**TASK BRIEF**
Exactly retype the lines from the top of the data through the line containing "series = [mindre, r470, r850, storre, rett]", leaving out every picture.

- - -

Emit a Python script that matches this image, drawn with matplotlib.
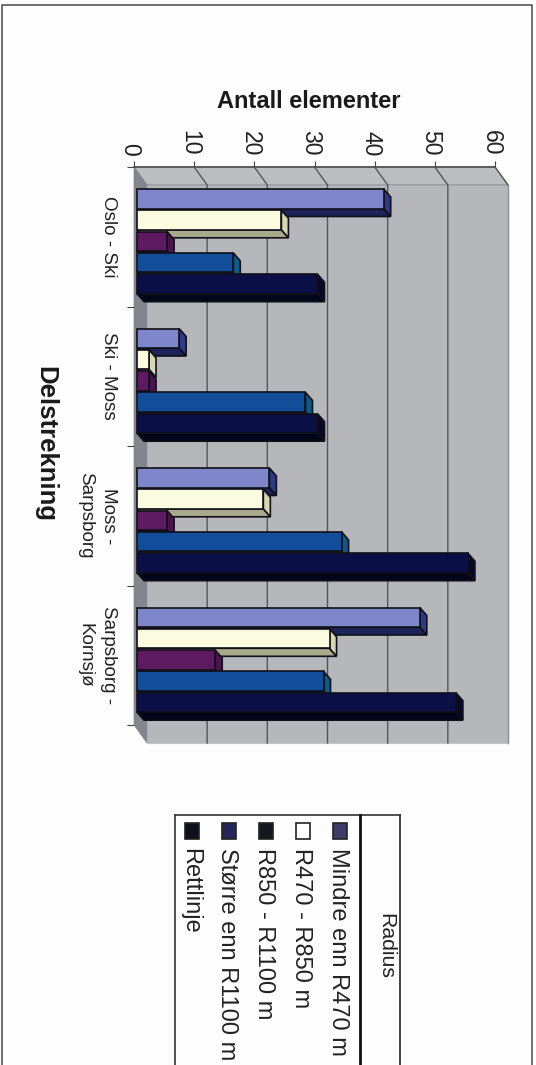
import matplotlib
matplotlib.use("Agg")
import matplotlib.pyplot as plt
from matplotlib.patches import Polygon, Rectangle
from matplotlib.transforms import Affine2D

plt.rcParams["font.family"] = ["Liberation Sans", "DejaVu Sans"]

W, H = 536, 1065

segments = ["Oslo - Ski", "Ski - Moss", "Moss -\nSarpsborg", "Sarpsborg -\nKornsjø"]
radius_labels = ["Mindre enn R470 m", "R470 - R850 m", "R850 - R1100 m", "Større enn R1100 m", "Rettlinje"]

mindre = [41, 7, 22, 47]
r470 = [24, 2, 21, 32]
r850 = [5, 2, 5, 13]
storre = [16, 28, 34, 31]
rett = [30, 30, 55, 53]
series = [mindre, r470, r850, storre, rett]

face_colors = ["#7d87c9", "#fbfbdf", "#5e1a60", "#124d9a", "#0a0f48"]
side_colors = ["#2f3a86", "#d6d6b0", "#4a1450", "#0e5a88", "#060928"]
under_colors = ["#1c2358", "#a9a98c", "#3a1040", "#0c2c60", "#03051a"]
swatch_colors = ["#3d3b68", "#ffffff", "#17171f", "#25255c", "#10101c"]

fig = plt.figure(figsize=(W / 100, H / 100), dpi=100, facecolor="#fdfdfd")


def px_axes(left, top, right, bottom):
    return [left / W, 1 - bottom / H, (right - left) / W, (bottom - top) / H]


# Overlay in pixel units for page frame and the sideways legend
page = fig.add_axes([0, 0, 1, 1], zorder=0)
page.set_xlim(0, W)
page.set_ylim(H, 0)
page.axis("off")
page.plot([2, 2, 532, 532], [H, 5, 5, H], color="#555555", lw=1.2)

ax = fig.add_axes(px_axes(134, 167, 495, 725), zorder=1)
ax.set_xlim(0, 60)
ax.set_ylim(4, 0)
ax.patch.set_visible(False)
for s in ax.spines.values():
    s.set_visible(False)

# depth of the plot box and of a single bar, in data units
wall_dx, wall_dy = 13 / 6.017, 18 / 139.5
bar_dx, bar_dy = 7 / 6.017, 8 / 139.5
bar_left = 3 / 6.017
first_row, row_step, row_h = 22 / 139.5, 21.3 / 139.5, 19.5 / 139.5

# walls
ax.add_patch(Rectangle((wall_dx, wall_dy), 60, 4, fc="#b5b7bb", ec="#c4c5c9", lw=0.8, clip_on=False, zorder=1))
ax.add_patch(Polygon([(0, 0), (60, 0), (60 + wall_dx, wall_dy), (wall_dx, wall_dy)],
                     fc="#bcbdc1", ec="#8b8c90", lw=0.8, clip_on=False, zorder=1))
ax.add_patch(Polygon([(0, 0), (wall_dx, wall_dy), (wall_dx, 4 + wall_dy), (0, 4)],
                     fc="#85858d", ec="#85858d", lw=0.5, clip_on=False, zorder=1))

# gridlines on both walls, the last one is only the pale box edge
for v in range(10, 60, 10):
    ax.plot([v, v + wall_dx, v + wall_dx], [0, wall_dy, 4 + wall_dy], color="#55565a", lw=1.0,
            clip_on=False, zorder=2, solid_joinstyle="miter")
ax.plot([60, 60 + wall_dx], [0, wall_dy], color="#55565a", lw=1.0, clip_on=False, zorder=2)
ax.plot([60 + wall_dx, 60 + wall_dx], [wall_dy, 4 + wall_dy], color="#8f9095", lw=1.0, clip_on=False, zorder=2)
ax.plot([0, 60], [0, 0], color="#4d4e50", lw=1.2, clip_on=False, zorder=2)

# bars, top row first so each one covers the depth of the row above
for j, values in enumerate(series):
    for i, v in enumerate(values):
        top = i + first_row + j * row_step
        bottom = top + row_h
        right = bar_left + v
        z = 3 + j * 0.1
        ax.add_patch(Polygon([(bar_left, bottom), (right, bottom),
                              (right + bar_dx, bottom + bar_dy), (bar_left + bar_dx, bottom + bar_dy)],
                             fc=under_colors[j], ec="#101018", lw=1.2, clip_on=False, zorder=z))
        ax.add_patch(Polygon([(right, top), (right + bar_dx, top + bar_dy),
                              (right + bar_dx, bottom + bar_dy), (right, bottom)],
                             fc=side_colors[j], ec="#101018", lw=1.2, clip_on=False, zorder=z))
        ax.barh(top + row_h / 2, v, height=row_h, left=bar_left, color=face_colors[j],
                edgecolor="#101018", linewidth=1.2, zorder=z, clip_on=False)

ax.xaxis.tick_top()
ax.set_xticks(range(0, 70, 10))
ax.set_xticklabels([str(v) for v in range(0, 70, 10)], rotation=-90, fontsize=16.5, color="#222222")
ax.tick_params(axis="x", length=4, width=0.8, pad=4, color="#444444")
for label in ax.get_xticklabels():
    label.set_transform(label.get_transform() + Affine2D().translate(-4, 0))

ax.set_yticks(range(5))
ax.set_yticklabels([])
ax.tick_params(axis="y", which="major", length=5, width=0.8, color="#444444")
ax.set_yticks([0.5, 1.5, 2.5, 3.5], minor=True)
ax.set_yticklabels(segments, minor=True, rotation=-90, fontsize=13.6, ha="right", va="center",
                   multialignment="center", linespacing=1.5, color="#222222")
ax.tick_params(axis="y", which="minor", length=0, pad=12)

page.text(309, 101, "Antall elementer", fontsize=17, fontweight="bold", ha="center", va="center", color="#1a1a1a")
page.text(45, 444, "Delstrekning", fontsize=18.5, fontweight="bold", rotation=-90, ha="center", va="center", color="#1a1a1a")

# legend box, turned a quarter to follow the sideways chart
page.plot([175, 175], [815, H], color="#333333", lw=1.2)
page.plot([400, 400], [815, H], color="#222222", lw=1.2)
page.plot([175, 400], [815, 815], color="#333333", lw=1.2)
page.plot([360, 360], [815, H], color="#111111", lw=2.0)
page.text(386, 946, "Radius", rotation=-90, fontsize=15.3, ha="center", va="center", color="#222222")

swatch_x = [340, 303, 266, 229, 192]
for label, color, x in zip(radius_labels, swatch_colors, swatch_x):
    page.add_patch(Rectangle((x - 7, 823), 14, 16, fc=color, ec="#222222", lw=1.2))
    page.text(x - 2, 848, label, rotation=-90, fontsize=17, ha="center", va="top", color="#222222")

fig.savefig("out.png", dpi=100, facecolor=fig.get_facecolor())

- - -

**ANSWER IN FULL**
Emit a Python script that matches this image, drawn with matplotlib.
import matplotlib
matplotlib.use("Agg")
import matplotlib.pyplot as plt
from matplotlib.patches import Polygon, Rectangle
from matplotlib.transforms import Affine2D

plt.rcParams["font.family"] = ["Liberation Sans", "DejaVu Sans"]

W, H = 536, 1065

segments = ["Oslo - Ski", "Ski - Moss", "Moss -\nSarpsborg", "Sarpsborg -\nKornsjø"]
radius_labels = ["Mindre enn R470 m", "R470 - R850 m", "R850 - R1100 m", "Større enn R1100 m", "Rettlinje"]

mindre = [41, 7, 22, 47]
r470 = [24, 2, 21, 32]
r850 = [5, 2, 5, 13]
storre = [16, 28, 34, 31]
rett = [30, 30, 55, 53]
series = [mindre, r470, r850, storre, rett]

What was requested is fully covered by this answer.